… Also important is the relation of these patient groups with other patient groups.
This has both an operational as a strategic impact. ESRD patients are a group of patients that have a chronic disease. These require a different kind of attention than other patient-groups. To organize a hospital efficiently, the management must know what types of businesses have to be "channeled by" the organization. Besides patients with a chronic disease, there are patients that require urgent treatment, a traumatic-oriented service or other that have a rare disease which treatment can be planned together with the other operations.

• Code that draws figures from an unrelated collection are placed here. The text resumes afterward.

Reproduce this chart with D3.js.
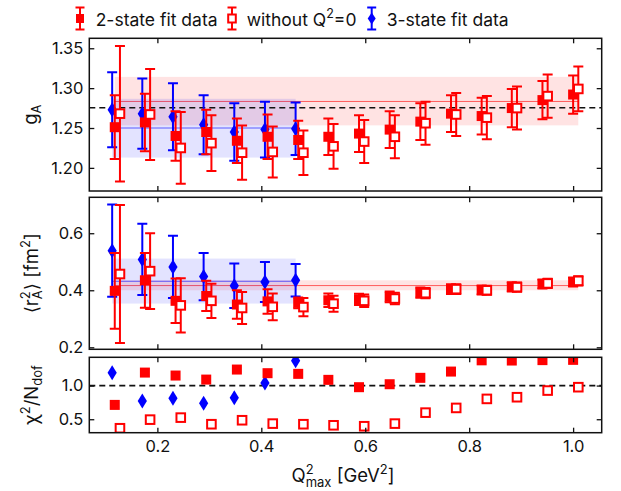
<!DOCTYPE html>
<html><head><meta charset="utf-8">
<script src="https://cdn.jsdelivr.net/npm/d3@7"></script>
<style>body{margin:0;background:#fff}svg{display:block}text{font-family:Inter,"DejaVu Sans",sans-serif;fill:#111;white-space:pre}</style>
</head><body><div id="chart"></div>
<script>
// ---------- data ----------
const x2 = [0.118,0.176,0.235,0.294,0.353,0.412,0.471,0.529,0.588,0.647,0.706,0.765,0.824,0.882,0.941,1.000];
const xOpen = [0.128,0.186,0.245,0.304,0.363,0.422,0.481,0.539,0.598,0.657,0.716,0.775,0.834,0.892,0.951,1.010];
const x3 = [0.113,0.171,0.230,0.289,0.348,0.407,0.466];

const gA2 = [1.251,1.257,1.240,1.245,1.234,1.239,1.235,1.239,1.243,1.248,1.258,1.268,1.265,1.275,1.285,1.292];
const gA2Err = [0.040,0.036,0.031,0.028,0.028,0.028,0.024,0.023,0.023,0.023,0.023,0.023,0.023,0.024,0.024,0.024];
const gAOpen = [1.268,1.267,1.225,1.231,1.219,1.220,1.219,1.227,1.233,1.239,1.256,1.267,1.263,1.275,1.290,1.299];
const gAOpenErr = [0.085,0.057,0.045,0.035,0.034,0.032,0.028,0.028,0.027,0.027,0.027,0.027,0.027,0.027,0.027,0.028];
const gA3 = [1.273,1.268,1.264,1.254,1.245,1.248,1.249];
const gA3Err = [0.047,0.044,0.042,0.037,0.036,0.035,0.033];

const r2 = [0.398,0.435,0.363,0.380,0.350,0.361,0.356,0.365,0.368,0.377,0.392,0.404,0.401,0.412,0.422,0.429];
const r2Err = [0.133,0.096,0.078,0.053,0.050,0.043,0.019,0.024,0.020,0.019,0.018,0.017,0.016,0.016,0.016,0.016];
const r2Open = [0.457,0.467,0.347,0.363,0.338,0.342,0.341,0.353,0.363,0.371,0.390,0.404,0.400,0.411,0.424,0.433];
const r2OpenErr = [0.242,0.133,0.095,0.060,0.056,0.047,0.032,0.028,0.022,0.020,0.018,0.017,0.016,0.016,0.016,0.016];
const r23 = [0.539,0.508,0.482,0.448,0.416,0.429,0.435];
const r23Err = [0.162,0.125,0.109,0.083,0.078,0.070,0.057];

const chi2 = [0.713,1.193,1.149,1.089,1.238,1.184,1.174,1.085,0.976,1.020,1.115,1.208,1.375,1.372,1.378,1.382];
const chiOpen = [0.366,0.494,0.524,0.426,0.485,0.435,0.426,0.410,0.396,0.435,0.598,0.668,0.802,0.827,0.926,0.976];
const chi3 = [1.189,0.772,0.812,0.738,0.821,1.040,1.370];

// fit bands: [center, low, high, xStart, xEnd]
const gABand2 = [1.2833,1.2533,1.3141,0.118,1.010];
const gABand3 = [1.250,1.2129,1.2866,0.113,0.466];
const r2Band2 = [0.4165,0.400,0.435,0.118,1.010];
const r2Band3 = [0.4316,0.3533,0.5112,0.113,0.466];
const gAExp = 1.2754;
const chiRef = 1.0;

const xTicks = [0.2,0.4,0.6,0.8,1.0];
const gATicks = [1.20,1.25,1.30,1.35];
const r2Ticks = [0.2,0.4,0.6];
const chiTicks = [0.5,1.0];
const legendLabels = ["2-state fit data","without Q","3-state fit data"];

// ---------- layout ----------
const W=621,H=491, L=89.3, R=601.7;
const RED="#ff0000", BLUE="#0000ff";
const TICKFS=16.5, FS=18.5, SS=13;
const svg = d3.select("#chart").append("svg").attr("width",W).attr("height",H);
const x = d3.scaleLinear().domain([0.069,1.055]).range([L,R]);
const panels = [
  {y:d3.scaleLinear().domain([1.171,1.3625]).range([191,38.3]), ticks:gATicks, fmt:d3.format(".2f")},
  {y:d3.scaleLinear().domain([0.193,0.726]).range([349.3,197.3]), ticks:r2Ticks, fmt:d3.format(".1f")},
  {y:d3.scaleLinear().domain([0.30,1.42]).range([432.7,357.3]), ticks:chiTicks, fmt:d3.format(".1f")}
];

function frame(p,i){
  const y=p.y, top=y.range()[1], bot=y.range()[0];
  const g=svg.append("g");
  const ax = (gen,tr)=>{
    const a=g.append("g").attr("transform",tr).call(gen);
    a.select(".domain").remove();
    a.selectAll(".tick line").attr("stroke","#111").attr("stroke-width",1.3);
    a.selectAll("text").attr("font-size",TICKFS).style("font-family","Inter,sans-serif").attr("fill","#111");
    return a;
  };
  ax(d3.axisBottom(x).tickValues(xTicks).tickSize(-5).tickPadding(8).tickFormat(i===2?d3.format(".1f"):""),`translate(0,${bot})`);
  ax(d3.axisTop(x).tickValues(xTicks).tickSize(-5).tickFormat(""),`translate(0,${top})`);
  ax(d3.axisLeft(y).tickValues(p.ticks).tickSize(-5).tickPadding(6).tickFormat(p.fmt),`translate(${L},0)`);
  ax(d3.axisRight(y).tickValues(p.ticks).tickSize(-5).tickFormat(""),`translate(${R},0)`);
  g.append("rect").attr("x",L).attr("y",top).attr("width",R-L).attr("height",bot-top)
   .attr("fill","none").attr("stroke","#111").attr("stroke-width",1.5);
}

function clipFor(p,i){
  const y=p.y, top=y.range()[1], bot=y.range()[0];
  svg.append("clipPath").attr("id","clip"+i).append("rect").attr("x",L).attr("y",top).attr("width",R-L).attr("height",bot-top);
  return svg.append("g").attr("clip-path",`url(#clip${i})`);
}

function band(g,y,b,color){
  g.append("rect").attr("x",x(b[3])).attr("width",x(b[4])-x(b[3]))
   .attr("y",y(b[2])).attr("height",y(b[1])-y(b[2])).attr("fill",color).attr("fill-opacity",0.11);
  g.append("line").attr("x1",x(b[3])).attr("x2",x(b[4])).attr("y1",y(b[0])).attr("y2",y(b[0]))
   .attr("stroke",color).attr("stroke-opacity",0.6).attr("stroke-width",1);
}

function errbars(g,y,xs,vs,es,color){
  const d=xs.map((xx,i)=>({x:xx,v:vs[i],e:es[i]}));
  const eg=g.append("g").attr("stroke",color).attr("stroke-width",2).attr("fill","none");
  eg.selectAll(".v").data(d).join("line").attr("x1",d=>x(d.x)).attr("x2",d=>x(d.x))
    .attr("y1",d=>y(d.v-d.e)).attr("y2",d=>y(d.v+d.e));
  eg.selectAll(".c1").data(d).join("line").attr("x1",d=>x(d.x)-5).attr("x2",d=>x(d.x)+5)
    .attr("y1",d=>y(d.v-d.e)).attr("y2",d=>y(d.v-d.e));
  eg.selectAll(".c2").data(d).join("line").attr("x1",d=>x(d.x)-5).attr("x2",d=>x(d.x)+5)
    .attr("y1",d=>y(d.v+d.e)).attr("y2",d=>y(d.v+d.e));
}
function markers(g,y,xs,vs,type){
  const d=xs.map((xx,i)=>({x:xx,v:vs[i]}));
  if(type==="filled"){
    g.selectAll(null).data(d).join("rect").attr("x",d=>x(d.x)-5).attr("y",d=>y(d.v)-5)
     .attr("width",10).attr("height",10).attr("fill",RED);
  } else if(type==="open"){
    g.selectAll(null).data(d).join("rect").attr("x",d=>x(d.x)-4.3).attr("y",d=>y(d.v)-4.3)
     .attr("width",8.6).attr("height",8.6).attr("fill","#fff").attr("stroke",RED).attr("stroke-width",2);
  } else {
    g.selectAll(null).data(d).join("path")
     .attr("d",d=>{const cx=x(d.x),cy=y(d.v);return `M${cx},${cy-7.5}L${cx+4.6},${cy}L${cx},${cy+7.5}L${cx-4.6},${cy}Z`;})
     .attr("fill",BLUE);
  }
}
function hline(g,y,v){
  g.append("line").attr("x1",L).attr("x2",R).attr("y1",y(v)).attr("y2",y(v))
   .attr("stroke","#111").attr("stroke-width",1.6).attr("stroke-dasharray","6,4");
}

// panel 0: gA
{ const p=panels[0], g=clipFor(p,0), y=p.y;
  band(g,y,gABand2,RED); band(g,y,gABand3,BLUE); hline(g,y,gAExp);
  errbars(g,y,x3,gA3,gA3Err,BLUE); markers(g,y,x3,gA3,"diamond");
  errbars(g,y,x2,gA2,gA2Err,RED); markers(g,y,x2,gA2,"filled");
  errbars(g,y,xOpen,gAOpen,gAOpenErr,RED); markers(g,y,xOpen,gAOpen,"open");
}
// panel 1: r2
{ const p=panels[1], g=clipFor(p,1), y=p.y;
  band(g,y,r2Band2,RED); band(g,y,r2Band3,BLUE);
  errbars(g,y,x3,r23,r23Err,BLUE); markers(g,y,x3,r23,"diamond");
  errbars(g,y,x2,r2,r2Err,RED); markers(g,y,x2,r2,"filled");
  errbars(g,y,xOpen,r2Open,r2OpenErr,RED); markers(g,y,xOpen,r2Open,"open");
}
// panel 2: chi2
{ const p=panels[2], g=clipFor(p,2), y=p.y;
  hline(g,y,chiRef);
  markers(g,y,x3,chi3,"diamond");
  markers(g,y,x2,chi2,"filled");
  markers(g,y,xOpen,chiOpen,"open");
}
panels.forEach(frame);

// rich text helper: one <text> element, tspans placed absolutely
function rich(g,parts,fs){
  const t=g.append("text").attr("font-size",fs);
  let cx=0,lastStart=0;
  parts.forEach(p=>{
    const px=p.stack?lastStart:cx;
    const s=t.append("tspan").attr("font-size",p.s||fs).attr("x",px).attr("y",p.dy||0).text(p.t);
    const w=s.node().getComputedTextLength();
    if(p.stack){cx=Math.max(cx,px+w);} else {lastStart=cx; cx=px+w;}
  });
  return cx;
}
function label(parts,fs,tx,ty,rot){
  const g=svg.append("g");
  const inner=g.append("g");
  const w=rich(inner,parts,fs);
  inner.attr("transform",`translate(${-w/2},0)`);
  g.attr("transform",`translate(${tx},${ty}) rotate(${rot})`);
}
label([{t:"g"},{t:"A",s:SS,dy:4}],FS,37,114.6,-90);
label([{t:"\u27E8r"},{t:"2",s:SS,dy:-8},{t:"A",s:SS,dy:4.5,stack:true},{t:"\u27E9 [fm"},{t:"2",s:SS,dy:-8},{t:"]"}],FS,37.5,273.3,-90);
label([{t:"\u03C7"},{t:"2",s:SS,dy:-8},{t:"/N"},{t:"dof",s:SS,dy:4.5}],FS,37.5,395,-90);
label([{t:"Q"},{t:"2",s:SS,dy:-8},{t:"max",s:SS,dy:5,stack:true},{t:"\u00A0[GeV"},{t:"2",s:SS,dy:-8},{t:"]"}],FS,343,482,0);

// legend
const ly=18.5, lb=25.5;
function legendItem(mx,tx,type,color,parts){
  const g=svg.append("g");
  g.append("line").attr("x1",mx).attr("x2",mx).attr("y1",ly-11).attr("y2",ly+11).attr("stroke",color).attr("stroke-width",2);
  [ly-11,ly+11].forEach(yy=>g.append("line").attr("x1",mx-4.5).attr("x2",mx+4.5).attr("y1",yy).attr("y2",yy).attr("stroke",color).attr("stroke-width",2));
  if(type==="filled") g.append("rect").attr("x",mx-4).attr("y",ly-4.5).attr("width",8).attr("height",9).attr("fill",RED);
  else if(type==="open") g.append("rect").attr("x",mx-3.8).attr("y",ly-4).attr("width",7.6).attr("height",8).attr("fill","#fff").attr("stroke",RED).attr("stroke-width",2);
  else g.append("path").attr("d",`M${mx},${ly-6}L${mx+4},${ly}L${mx},${ly+6}L${mx-4},${ly}Z`).attr("fill",BLUE);
  const tg=g.append("g").attr("transform",`translate(${tx},${lb})`);
  rich(tg,parts,17.5);
}
legendItem(80,95.7,"filled",RED,[{t:legendLabels[0]}]);
legendItem(232,246.7,"open",RED,[{t:legendLabels[1]},{t:"2",s:12.5,dy:-7.5},{t:"=0"}]);
legendItem(371.7,386.7,"diamond",BLUE,[{t:legendLabels[2]}]);
</script></body></html>
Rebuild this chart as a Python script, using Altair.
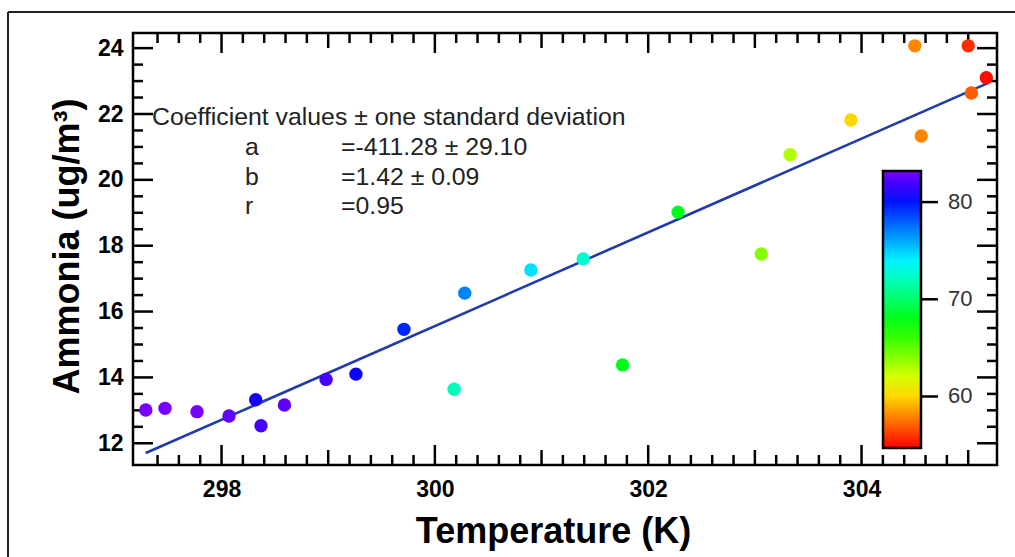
import altair as alt
import pandas as pd

# Observations: air temperature (K), ammonia (ug/m3) and relative humidity (%)
temperature = [297.29, 297.47, 297.77, 298.07, 298.32, 298.37, 298.59, 298.98, 299.26, 299.71,
               300.18, 300.28, 300.90, 301.39, 301.76, 302.28, 303.06, 303.33, 303.90, 304.50,
               304.56, 305.00, 305.03, 305.17]
ammonia = [13.01, 13.06, 12.96, 12.83, 13.32, 12.53, 13.16, 13.94, 14.10, 15.46,
           13.64, 16.56, 17.26, 17.60, 14.38, 19.02, 17.75, 20.76, 21.82, 24.07,
           21.33, 24.07, 22.64, 23.10]
humidity = [83.0, 83.0, 83.0, 82.5, 81.0, 82.0, 82.5, 82.0, 80.7, 79.5,
            72.0, 77.0, 74.5, 72.5, 68.0, 68.0, 64.0, 63.0, 60.0, 58.0,
            58.0, 55.8, 57.0, 55.0]

# Linear fit  y = a + b*x
fit_a, fit_b = -411.28, 1.4228
fit_span = [297.29, 305.19]

header = "Coefficient values \u00b1 one standard deviation"
coef_names = ["a", "b", "r"]
coef_values = ["=-411.28 \u00b1 29.10", "=1.42 \u00b1 0.09", "=0.95"]

# Axis tick positions
x_labels = [298, 300, 302, 304]
x_mid = [299, 301, 303, 305]
x_minor = [round(297.4 + 0.2 * i, 1) for i in range(39) if abs((297.4 + 0.2 * i) - round(297.4 + 0.2 * i)) > 0.05]
y_labels = [12, 14, 16, 18, 20, 22, 24]
y_minor = [v / 2 for v in range(25, 48) if v % 4 != 0]
cbar_labels = [60, 70, 80]

# Colour table (rainbow) for humidity
rh_domain = [54.7, 61.0, 67.4, 73.7, 80.5, 83.2]
rh_colors = ["#ff0000", "#ffff00", "#00ff00", "#00ffff", "#0000ff", "#8000ff"]

W, H = 864, 432
FONT = "Liberation Sans"
INK = "black"
LW = 2.5

xs = alt.Scale(domain=[297.17, 305.27], nice=False, zero=False)
ys = alt.Scale(domain=[11.34, 24.46], nice=False, zero=False)

pts = pd.DataFrame({"temperature": temperature, "ammonia": ammonia, "rh": humidity})
fit = pd.DataFrame({"temperature": fit_span, "ammonia": [fit_a + fit_b * t for t in fit_span]})

x_axis = alt.Axis(values=x_labels, format="d", ticks=False, domain=False, grid=False,
                  labelFont=FONT, labelFontWeight="bold", labelFontSize=23, labelColor=INK,
                  labelPadding=13,
                  title="Temperature (K)", titleFont=FONT, titleFontWeight="bold", titleFontSize=36,
                  titleColor=INK, titleX=420, titleY=66, titleAlign="center", titleBaseline="middle")
y_axis = alt.Axis(values=y_labels, format="d", ticks=False, domain=False, grid=False,
                  labelFont=FONT, labelFontWeight="bold", labelFontSize=23, labelColor=INK,
                  labelPadding=10,
                  title="Ammonia (ug/m\u00b3)", titleFont=FONT, titleFontWeight="bold", titleFontSize=36,
                  titleColor=INK, titleX=-66, titleY=213, titleAngle=270,
                  titleAlign="center", titleBaseline="middle")


def X(field):
    return alt.X(field, scale=xs, axis=x_axis, title="Temperature (K)")


def Y(field):
    return alt.Y(field, scale=ys, axis=y_axis, title="Ammonia (ug/m\u00b3)")


points = alt.Chart(pts).mark_circle(size=180, opacity=1).encode(
    x=X("temperature:Q"),
    y=Y("ammonia:Q"),
    color=alt.Color(
        "rh:Q",
        scale=alt.Scale(domain=rh_domain, range=rh_colors, interpolate="rgb"),
        legend=alt.Legend(orient="none", legendX=750, legendY=138, direction="vertical",
                          gradientLength=277, gradientThickness=38,
                          gradientStrokeColor=INK, gradientStrokeWidth=LW,
                          title=None, values=cbar_labels, format="d",
                          labelFont=FONT, labelFontSize=22, labelColor="#333333",
                          labelOffset=27, labelOverlap=False, padding=0, offset=0),
    ),
)

fit_line = alt.Chart(fit).mark_line(color="#1f3caa", strokeWidth=2.6).encode(
    x=X("temperature:Q"),
    y=Y("ammonia:Q"),
)


def x_ticks(vals, length):
    d = pd.DataFrame({"temperature": vals})
    bottom = alt.Chart(d).mark_rule(color=INK, strokeWidth=LW).encode(
        x=X("temperature:Q"), y=alt.value(H), y2=alt.value(H - length))
    top = alt.Chart(d).mark_rule(color=INK, strokeWidth=LW).encode(
        x=X("temperature:Q"), y=alt.value(0), y2=alt.value(length))
    return [bottom, top]


def y_ticks(vals, length):
    d = pd.DataFrame({"ammonia": vals})
    left = alt.Chart(d).mark_rule(color=INK, strokeWidth=LW).encode(
        y=Y("ammonia:Q"), x=alt.value(0), x2=alt.value(length))
    right = alt.Chart(d).mark_rule(color=INK, strokeWidth=LW).encode(
        y=Y("ammonia:Q"), x=alt.value(W), x2=alt.value(W - length))
    return [left, right]


tick_layers = (x_ticks(x_labels, 20) + x_ticks(x_mid, 15) + x_ticks(x_minor, 10)
               + y_ticks(y_labels, 20) + y_ticks(y_minor, 10))

one = alt.Data(values=[{}])
txt = dict(font=FONT, fontSize=24.8, color="#222222", align="left", baseline="middle")
notes = [alt.Chart(one).mark_text(text=header, **txt).encode(x=alt.value(19), y=alt.value(85))]
for i, (name, val) in enumerate(zip(coef_names, coef_values)):
    yy = 115 + 29.5 * i
    notes.append(alt.Chart(one).mark_text(text=name, **txt).encode(x=alt.value(112), y=alt.value(yy)))
    notes.append(alt.Chart(one).mark_text(text=val, **txt).encode(x=alt.value(208), y=alt.value(yy)))

# Outer figure frame
frame = [
    alt.Chart(one).mark_rule(color="#222222", strokeWidth=2).encode(
        x=alt.value(-125), x2=alt.value(-125), y=alt.value(-21), y2=alt.value(540)),
    alt.Chart(one).mark_rule(color="#222222", strokeWidth=2).encode(
        x=alt.value(-125), x2=alt.value(900), y=alt.value(-21), y2=alt.value(-21)),
]

main = alt.layer(*tick_layers, fit_line, points, *notes, *frame)

# Tick marks beside the colour bar, on a scale matching the gradient
cbar_ticks = alt.Chart(pd.DataFrame({"rh": cbar_labels})).mark_rule(color=INK, strokeWidth=LW).encode(
    y=alt.Y("rh:Q", scale=alt.Scale(domain=[54.7, 83.2], range=[415, 138], nice=False, zero=False),
            axis=None),
    x=alt.value(788), x2=alt.value(805),
)

chart = alt.layer(main, cbar_ticks).resolve_scale(y="independent").properties(
    width=W, height=H,
    autosize=alt.AutoSizeParams(type="none"),
    padding={"left": 133, "top": 33, "right": 18, "bottom": 92},
    background="white",
).configure_view(stroke=INK, strokeWidth=LW)

chart.save("out.html", embed_options={"renderer": "svg", "actions": False})
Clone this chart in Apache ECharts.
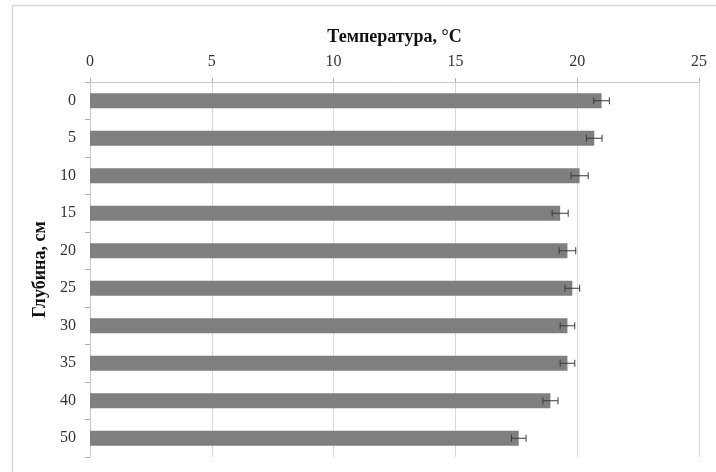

A hospital, like any other company, must make organizational choices that are linked to a certain business. In case of a hospital the choice could be to concentrate on specific cures or diseases (like cardio-vascular, oncology, etc) for which it offers the natural choice in the area. Thus, In the area of ESRD, the choice to outsource this treatments to specific centres will be linked to the strategic orientation of the hospital (this orientation is limited by governmental policies that require a basic proposition for all types of patients …)
The strategic element requires market analysis. The growth rate was mentioned previously, but what about the number of patients? Previously mentioned company estimated approximately two million ESRD patients world-wide, others estimate 920,000 dialysis patients worldwide growing by around 7% -9% per year. Yet an other publication indicates a that the "growth rate is five times the world population growth (1.3%) and continues to grow beyond all early expectations, showing no sign of reaching a steady state within the next two decades." (1).
This growth rate must be related to other treatments so that a long-term plan can be made.
There are some main suppliers in this market that provide dialysis equipment:
- Frenesius Medical Care (Germany)
- Gambro (Sweden)
- Baxter (US)
- B.Braun (Germany)
Some of these offer both the dialysis service as well as the equipment. Such a combination gives the hospital more choice to select a certain provider. The advantage of a company offering both is that the hospital can start with own equipment and later outsource the activity and still not loose on knowledge. A common risk is supplier lock-in and this issue is open for any supplier that offers a broad palette of medical services and equipment.
Interesting in this area is the development of the health-care sector itself. Hospitals are dominating public owned and therefore non-profit organizations, whereas health-care suppliers are private owned and profit-centers.
For the hospital it is important to be cost efficient, the suppliers wants to achieve growth in profits. The hospital must strive for independent solutions and investigations in this area. New innovations will change the scenario.